Ruth Burrows, la carmelita y mística británica, describió una experiencia similar. En su autobiografía Before the Living God (HiddenSpring, $22.40), narra su adolescencia y cómo entonces pensaba poco en la religión y la fe. Sin embargo, terminó no solo tomándose en serio la vida religiosa, sino convirtiéndose en carmelita y en una destacada escritora espiritual. ¿Qué ocurrió?

A raíz de una serie de circunstancias accidentales, un día se encontró en una capilla donde, casi contra su voluntad consciente, se abrió a una voz interior que hasta entonces había ignorado, precisamente porque nunca había forzado su libertad. Pero una vez tocada, brotó en ella como lo más profundo y real que llevaba dentro y marcó la dirección de su vida para siempre.

Al igual que Lewis, una vez que se abrió a ella, sintió esa voz como una compulsión moral inquebrantable que la conducía a la liberación definitiva.

Esto también es verdad para mí. Cuando tenía 17 años y estaba terminando la escuela secundaria, no tenía ningún deseo natural de convertirme en sacerdote católico. Pero, pese a una fuerte resistencia interior, sentí el llamado a entrar a una orden religiosa y ser sacerdote. A pesar de esa resistencia, obedecí ese llamado, esa compulsión. Ahora, 60 años después, veo esa decisión como la más clara, desinteresada, basada en la fe y llena de vida que he tomado. Podría haber ignorado ese llamado.

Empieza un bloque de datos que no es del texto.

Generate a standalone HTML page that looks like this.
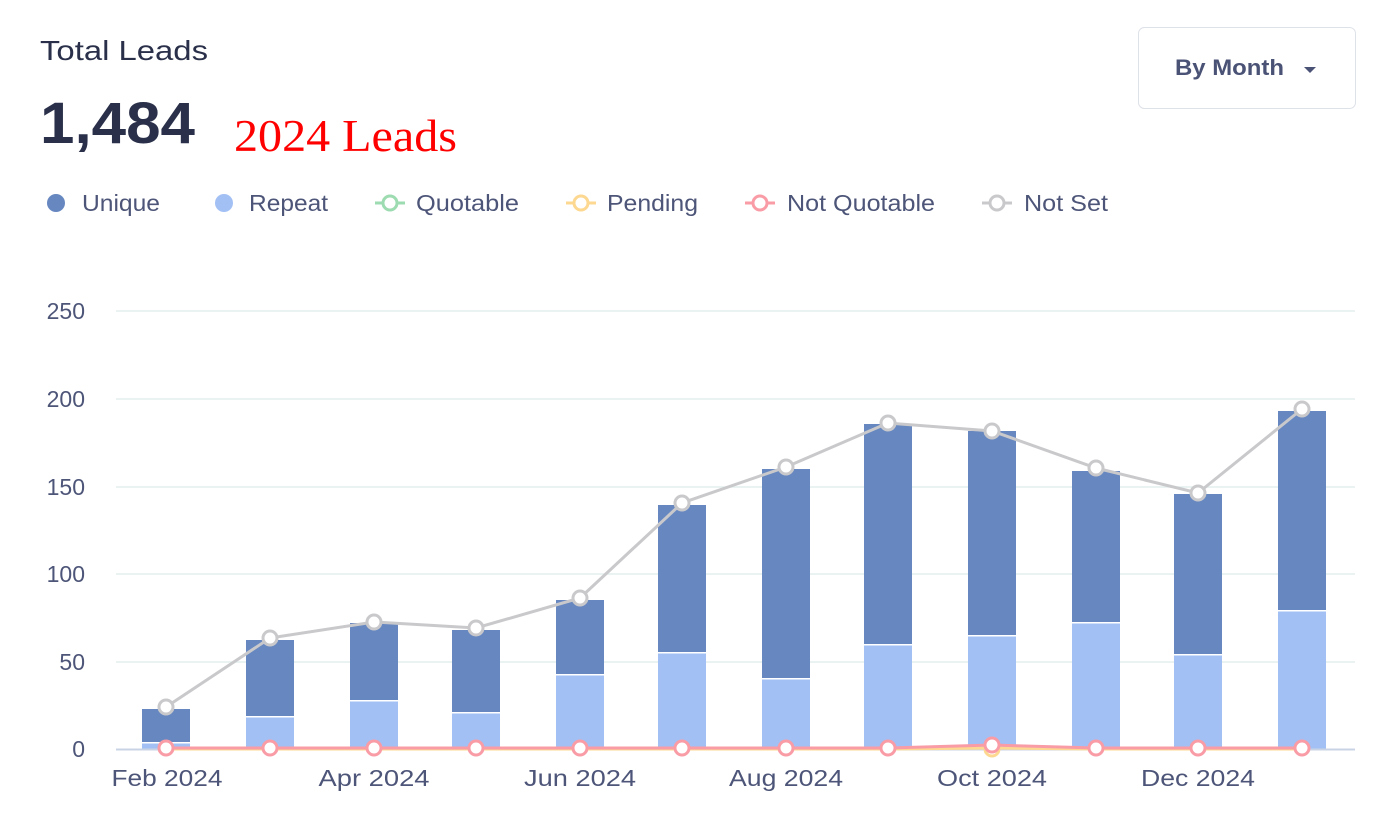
<!DOCTYPE html><html><head><meta charset="utf-8"><style>
body{margin:0;width:1380px;height:820px;background:#fff;overflow:hidden;font-family:"Liberation Sans",sans-serif}
</style></head><body>
<svg width="1380" height="820" xmlns="http://www.w3.org/2000/svg" font-family="Liberation Sans, sans-serif">
<text x="40" y="60" font-size="28" fill="#2a3049" textLength="168" lengthAdjust="spacingAndGlyphs">Total Leads</text>
<text x="40" y="143" font-size="58" font-weight="bold" fill="#2a3049" textLength="155" lengthAdjust="spacingAndGlyphs">1,484</text>
<text x="234" y="151" font-size="45" fill="#ff0000" font-family="Liberation Serif, serif" textLength="223" lengthAdjust="spacingAndGlyphs">2024 Leads</text>
<rect x="1138.5" y="27.5" width="217" height="81" rx="6" fill="#fff" stroke="#dde1e8"/>
<text x="1175" y="75" font-size="22" font-weight="bold" fill="#4a5275" textLength="109" lengthAdjust="spacingAndGlyphs">By Month</text>
<path d="M1304 67 h12 l-6 6z" fill="#4a5275"/>
<g font-size="23" fill="#4d5578">
<circle cx="56" cy="203" r="9" fill="#6687c0"/><text x="82" y="211" textLength="78" lengthAdjust="spacingAndGlyphs">Unique</text>
<circle cx="224" cy="203" r="9" fill="#a3c0f5"/><text x="249" y="211" textLength="79" lengthAdjust="spacingAndGlyphs">Repeat</text>
<line x1="375" y1="203" x2="405" y2="203" stroke="#9ddbb0" stroke-width="3"/><circle cx="390" cy="203" r="7" fill="#fff" stroke="#9ddbb0" stroke-width="3"/><text x="416" y="211" textLength="103" lengthAdjust="spacingAndGlyphs">Quotable</text>
<line x1="566" y1="203" x2="596" y2="203" stroke="#fdd891" stroke-width="3"/><circle cx="581" cy="203" r="7" fill="#fff" stroke="#fdd891" stroke-width="3"/><text x="607" y="211" textLength="91" lengthAdjust="spacingAndGlyphs">Pending</text>
<line x1="745" y1="203" x2="775" y2="203" stroke="#f99ca6" stroke-width="3"/><circle cx="760" cy="203" r="7" fill="#fff" stroke="#f99ca6" stroke-width="3"/><text x="787" y="211" textLength="148" lengthAdjust="spacingAndGlyphs">Not Quotable</text>
<line x1="982" y1="203" x2="1012" y2="203" stroke="#c9c9cc" stroke-width="3"/><circle cx="997" cy="203" r="7" fill="#fff" stroke="#c9c9cc" stroke-width="3"/><text x="1024" y="211" textLength="84" lengthAdjust="spacingAndGlyphs">Not Set</text>
</g>
<g stroke="#e3eeee" stroke-width="1.5">
<line x1="116" y1="311" x2="1355" y2="311"/><line x1="116" y1="399" x2="1355" y2="399"/><line x1="116" y1="487" x2="1355" y2="487"/><line x1="116" y1="574" x2="1355" y2="574"/><line x1="116" y1="662" x2="1355" y2="662"/>
</g>
<line x1="116" y1="749.5" x2="1355" y2="749.5" stroke="#c8d3e6" stroke-width="2"/>
<g font-size="23" fill="#4d5578" text-anchor="end">
<text x="85" y="319">250</text><text x="85" y="407">200</text><text x="85" y="495">150</text><text x="85" y="582">100</text><text x="85" y="670">50</text><text x="85" y="757">0</text>
</g>
<g font-size="23" fill="#4d5578" text-anchor="middle">
<text x="167" y="786" textLength="111" lengthAdjust="spacingAndGlyphs">Feb 2024</text><text x="374" y="786" textLength="111" lengthAdjust="spacingAndGlyphs">Apr 2024</text><text x="580" y="786" textLength="112" lengthAdjust="spacingAndGlyphs">Jun 2024</text><text x="786" y="786" textLength="114" lengthAdjust="spacingAndGlyphs">Aug 2024</text><text x="992" y="786" textLength="110" lengthAdjust="spacingAndGlyphs">Oct 2024</text><text x="1198" y="786" textLength="114" lengthAdjust="spacingAndGlyphs">Dec 2024</text>
</g>
<g fill="#6687c0">
<rect x="142" y="709" width="48" height="33"/><rect x="246" y="640" width="48" height="76"/><rect x="350" y="623" width="48" height="77"/><rect x="452" y="630" width="48" height="82"/><rect x="556" y="600" width="48" height="74"/><rect x="658" y="505" width="48" height="147"/><rect x="762" y="469" width="48" height="209"/><rect x="864" y="424" width="48" height="220"/><rect x="968" y="431" width="48" height="204"/><rect x="1072" y="471" width="48" height="151"/><rect x="1174" y="494" width="48" height="160"/><rect x="1278" y="411" width="48" height="199"/>
</g>
<g fill="#a3c0f5">
<rect x="142" y="743.5" width="48" height="5"/><rect x="246" y="717.5" width="48" height="31"/><rect x="350" y="701.5" width="48" height="47"/><rect x="452" y="713.5" width="48" height="35"/><rect x="556" y="675.5" width="48" height="73"/><rect x="658" y="653.5" width="48" height="95"/><rect x="762" y="679.5" width="48" height="69"/><rect x="864" y="645.5" width="48" height="103"/><rect x="968" y="636.5" width="48" height="112"/><rect x="1072" y="623.5" width="48" height="125"/><rect x="1174" y="655.5" width="48" height="93"/><rect x="1278" y="611.5" width="48" height="137"/>
</g>
<polyline points="166,749 270,749 374,749 476,749 580,749 682,749 786,749 888,749 992,748 1096,749 1198,749 1302,749" fill="none" stroke="#fdd891" stroke-width="3"/>
<circle cx="992" cy="749" r="7" fill="#fff" stroke="#fdd891" stroke-width="3"/>
<polyline points="166,748 270,748 374,748 476,748 580,748 682,748 786,748 888,748 992,745 1096,748 1198,748 1302,748" fill="none" stroke="#f99ca6" stroke-width="3"/>
<g fill="#fff" stroke="#f99ca6" stroke-width="3">
<circle cx="166" cy="748" r="7"/><circle cx="270" cy="748" r="7"/><circle cx="374" cy="748" r="7"/><circle cx="476" cy="748" r="7"/><circle cx="580" cy="748" r="7"/><circle cx="682" cy="748" r="7"/><circle cx="786" cy="748" r="7"/><circle cx="888" cy="748" r="7"/><circle cx="992" cy="745" r="7"/><circle cx="1096" cy="748" r="7"/><circle cx="1198" cy="748" r="7"/><circle cx="1302" cy="748" r="7"/>
</g>
<polyline points="166,707 270,638 374,622 476,628 580,598 682,503 786,467 888,423 992,431 1096,468 1198,493 1302,409" fill="none" stroke="#c9c9cc" stroke-width="3"/>
<g fill="#fff" stroke="#c9c9cc" stroke-width="3">
<circle cx="166" cy="707" r="7"/><circle cx="270" cy="638" r="7"/><circle cx="374" cy="622" r="7"/><circle cx="476" cy="628" r="7"/><circle cx="580" cy="598" r="7"/><circle cx="682" cy="503" r="7"/><circle cx="786" cy="467" r="7"/><circle cx="888" cy="423" r="7"/><circle cx="992" cy="431" r="7"/><circle cx="1096" cy="468" r="7"/><circle cx="1198" cy="493" r="7"/><circle cx="1302" cy="409" r="7"/>
</g>
</svg>
</body></html>
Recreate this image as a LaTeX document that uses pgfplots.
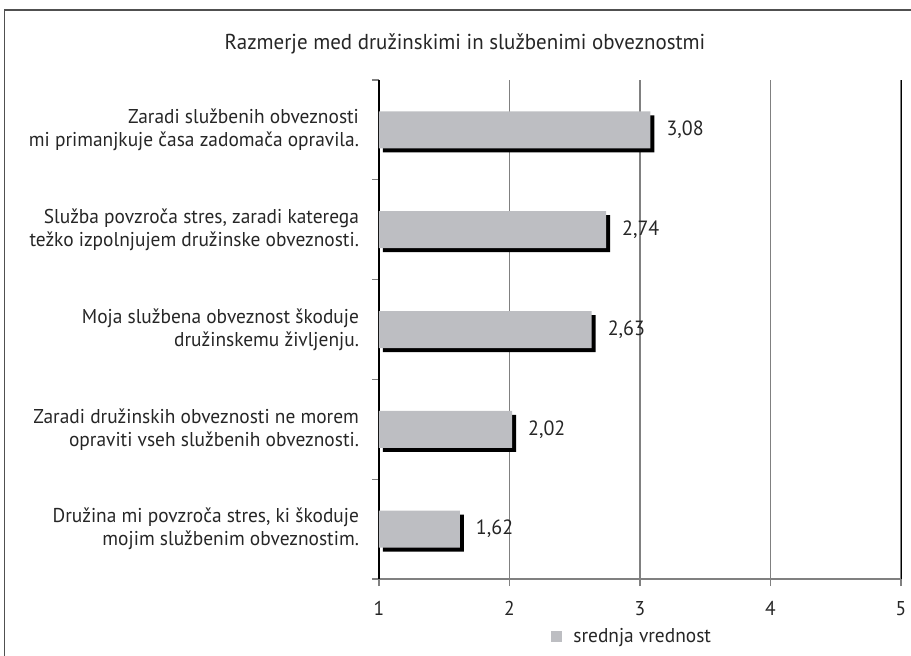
\documentclass[border=0pt]{standalone}
\usepackage{fontspec}
\setmainfont{PT Sans}[FakeStretch=0.97]
\usepackage{pgfplots}
\pgfplotsset{compat=1.18}
\definecolor{barfill}{RGB}{189,190,194}
\definecolor{gridgray}{RGB}{128,128,128}
\definecolor{framegray}{RGB}{80,80,80}
\begin{document}
\begin{tikzpicture}
\useasboundingbox (0,0) rectangle (455.5pt,-327.5pt);
\draw[framegray, line width=0.6pt] (2.25pt,-330pt) -- (2.25pt,-5pt) -- (460pt,-5pt);
\node[font=\fontsize{10.8}{12}\selectfont, text=black!85] at (232.5pt,-22pt) {Razmerje med družinskimi in službenimi obveznostmi};
\begin{axis}[
  at={(189.5pt,-289.5pt)}, anchor=south west,
  scale only axis, width=261pt, height=249.5pt,
  xmin=1, xmax=5, ymin=-0.5, ymax=4.5,
  xtick={1,2,3,4,5},
  /pgf/number format/assume math mode=true,
  ticklabel style={font=\fontsize{10}{11.5}\selectfont, text=black!85},
  xticklabel style={yshift=-4pt},
  tick align=outside,
  major tick length=3.5pt,
  x tick style={gridgray, line width=0.6pt},
  xmajorgrids,
  grid style={gridgray, line width=0.65pt},
  extra x ticks={5}, extra x tick labels={},
  extra x tick style={grid style={black, line width=0.5pt}},
  ytick={-0.5,0.5,1.5,2.5,3.5,4.5}, yticklabels={},
  y tick style={gridgray, line width=0.6pt},
  extra y ticks={0,1,2,3,4},
  extra y tick labels={
    {Družina mi povzroča stres, ki škoduje\\mojim službenim obveznostim.},
    {Zaradi družinskih obveznosti ne morem\\opraviti vseh službenih obveznosti.},
    {Moja službena obveznost škoduje\\družinskemu življenju.},
    {Služba povzroča stres, zaradi katerega\\težko izpolnjujem družinske obveznosti.},
    {Zaradi službenih obveznosti\\mi primanjkuje časa zadomača opravila.}},
  extra y tick style={tick style={draw=none}, yticklabel style={align=right, xshift=-3pt}},
  axis x line*=bottom, axis y line*=left,
  x axis line style={gridgray, line width=0.6pt, -},
  y axis line style={black, line width=0.6pt, -},
  xbar, bar width=18.5pt,
  legend style={at={(0.487,-0.116)}, anchor=center, draw=none, fill=none,
    font=\fontsize{10}{11}\selectfont, text=black!85,
    legend cell align=left},
  legend image code/.code={\fill[barfill] (0pt,-2.75pt) rectangle (5.5pt,2.75pt); \path (9pt,0pt);},
]
\addplot[xbar, fill=black, draw=none, xshift=2pt, yshift=-2pt, forget plot]
  coordinates {(1.62,0) (2.02,1) (2.63,2) (2.74,3) (3.08,4)};
\addplot[xbar, fill=barfill, draw=none,
  nodes near coords,
  nodes near coords style={font=\fontsize{10.3}{11}\selectfont, text=black!85, anchor=west, xshift=4.5pt,
    /pgf/number format/.cd, fixed, precision=2, fixed zerofill, use comma, assume math mode=true}]
  coordinates {(1.62,0) (2.02,1) (2.63,2) (2.74,3) (3.08,4)};
\addlegendentry{srednja vrednost}
\end{axis}
\end{tikzpicture}
\end{document}
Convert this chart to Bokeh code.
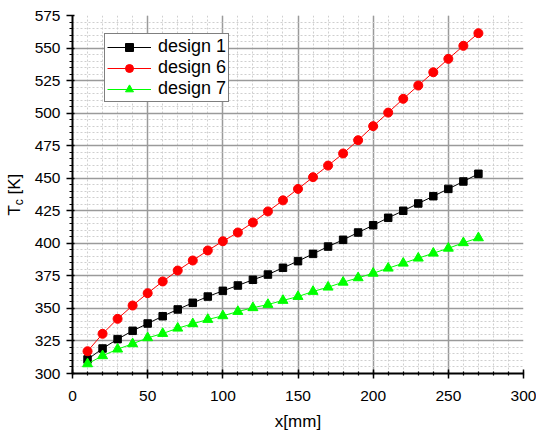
from bokeh.plotting import figure
from bokeh.layouts import row, column
from bokeh.models import Range1d, SingleIntervalTicker, Legend, LegendItem, Label
from bokeh.embed import file_html
from bokeh.resources import INLINE

x_mm = [10, 20, 30, 40, 50, 60, 70, 80, 90, 100, 110, 120, 130, 140, 150, 160, 170, 180, 190, 200,
        210, 220, 230, 240, 250, 260, 270]
design1 = [310.8, 319.2, 326.4, 332.8, 338.4, 344.0, 349.2, 354.3, 359.1, 363.5, 367.6, 372.0, 376.0,
           381.2, 386.3, 391.9, 397.5, 402.7, 408.3, 413.9, 419.6, 425.0, 430.6, 436.2, 441.8, 447.5, 453.4]
design6 = [317.1, 330.5, 342.0, 352.2, 361.7, 370.7, 379.1, 386.8, 394.5, 401.6, 408.3, 416.0, 424.5,
           433.0, 441.8, 450.8, 459.7, 469.0, 479.2, 490.0, 500.4, 511.0, 521.2, 531.4, 541.7, 551.7, 561.4]
design7 = [307.4, 313.6, 318.7, 322.8, 327.4, 330.7, 334.8, 338.2, 341.5, 344.3, 347.6, 350.5, 353.0,
           356.1, 359.1, 363.0, 366.3, 370.1, 373.5, 377.0, 380.9, 384.7, 388.6, 392.4, 396.2, 400.4, 404.2]
series_names = ["design 1", "design 6", "design 7"]
x_title = "x[mm]"

FONT = "Liberation Sans"
LEFT_W = 30
TOP_H = 412
BOT_H = 430 - TOP_H

p = figure(width=536 - LEFT_W, height=TOP_H, output_backend="svg", toolbar_location=None,
           x_range=Range1d(0, 300), y_range=Range1d(300, 575),
           min_border_left=72 - LEFT_W, min_border_right=13, min_border_top=15,
           min_border_bottom=TOP_H - 373)
p.outline_line_color = None
p.background_fill_color = "white"

p.xaxis.ticker = SingleIntervalTicker(interval=50, num_minor_ticks=5)
p.yaxis.ticker = SingleIntervalTicker(interval=25, num_minor_ticks=5)

for ax in (p.xaxis[0], p.yaxis[0]):
    ax.axis_line_width = 2
    ax.axis_line_color = "black"
    ax.major_tick_line_width = 1.5
    ax.minor_tick_line_width = 1.2
    ax.major_tick_line_color = "black"
    ax.minor_tick_line_color = "black"
    ax.major_label_text_font = FONT
    ax.major_label_text_font_size = "15.5px"
    ax.major_label_text_color = "black"

p.xaxis.major_label_standoff = 12
p.yaxis.major_label_standoff = 6
p.xaxis.major_tick_in = 4
p.xaxis.major_tick_out = 5
p.xaxis.minor_tick_in = 2
p.xaxis.minor_tick_out = 2
p.yaxis.major_tick_in = 2
p.yaxis.major_tick_out = 6
p.yaxis.minor_tick_in = 0
p.yaxis.minor_tick_out = 3

for g in (p.xgrid[0], p.ygrid[0]):
    g.grid_line_color = "#9a9a9a"
    g.grid_line_width = 1.5
    g.minor_grid_line_color = "#cfcfcf"
    g.minor_grid_line_dash = "2 2"
    g.minor_grid_line_width = 1

colors = ["black", "#ff0000", "#00ff00"]
markers = ["square", "circle", "triangle"]
sizes = [7.5, 9, 10]
items = []
for name, ys, c, m, s in zip(series_names, [design1, design6, design7], colors, markers, sizes):
    l = p.line(x_mm, ys, line_color=c, line_width=1)
    r = p.scatter(x_mm, ys, marker=m, size=s, fill_color=c, line_color=c)
    items.append(LegendItem(label=name, renderers=[l, r]))

legend = Legend(items=items, location=(32, 271), glyph_width=44, glyph_height=20,
                label_height=20, spacing=0, padding=2, margin=0, label_standoff=7,
                label_text_font=FONT, label_text_font_size="18px", label_text_color="black",
                border_line_color="black", border_line_width=1, background_fill_alpha=1)
p.add_layout(legend, "center")

# y-axis title with subscript, in a narrow side figure sharing the y range
yl = figure(width=LEFT_W, height=TOP_H, output_backend="svg", toolbar_location=None,
            x_range=Range1d(0, LEFT_W), y_range=p.y_range,
            x_axis_location=None, y_axis_location=None,
            min_border_left=0, min_border_right=0, min_border_top=15,
            min_border_bottom=TOP_H - 373)
yl.outline_line_color = None
yl.xgrid.visible = False
yl.ygrid.visible = False
yl.add_layout(Label(x=14, y=421.3, text="T", angle=1.5707963, text_align="left",
                    text_baseline="alphabetic", text_font=FONT, text_font_size="17px", text_color="black"))
yl.add_layout(Label(x=18, y=429.3, text="c", angle=1.5707963, text_align="left",
                    text_baseline="alphabetic", text_font=FONT, text_font_size="12px", text_color="black"))
yl.add_layout(Label(x=14, y=437.5, text="[K]", angle=1.5707963, text_align="left",
                    text_baseline="alphabetic", text_font=FONT, text_font_size="17px", text_color="black"))

# x-axis title strip below
xl = figure(width=536, height=BOT_H, output_backend="svg", toolbar_location=None,
            x_range=Range1d(-72 * 300 / 451, 300 + 13 * 300 / 451), y_range=Range1d(0, BOT_H),
            x_axis_location=None, y_axis_location=None,
            min_border_left=0, min_border_right=0, min_border_top=0, min_border_bottom=0)
xl.outline_line_color = None
xl.xgrid.visible = False
xl.ygrid.visible = False
xl.add_layout(Label(x=150, y=BOT_H / 2, text=x_title, text_align="center", text_baseline="middle",
                    text_font=FONT, text_font_size="17px", text_color="black"))

layout = column(row(yl, p, spacing=0), xl, spacing=0)
open("out.html", "w").write(file_html(layout, INLINE))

Estoy eternamente agradecido de no haberlo hecho.

Frederick Buechner sugiere que Dios está presente en nosotros como una presencia subterránea de gracia. La gracia de Dios “está bajo la superficie; no está ahí como una banda de música anunciándose, pero llega y toca, y actúa de maneras que nos dejan libres para no notarla siquiera o para retirarnos de ella”.

Dios nunca intenta abrumarnos. Más que nadie, Dios respeta nuestra libertad. Dios está en todas partes, dentro y alrededor de nosotros, casi imperceptible, en gran parte inadvertido y fácilmente ignorado, un empujón suave y silencioso; pero, si recurrimos a Él, el manantial definitivo de amor y vida.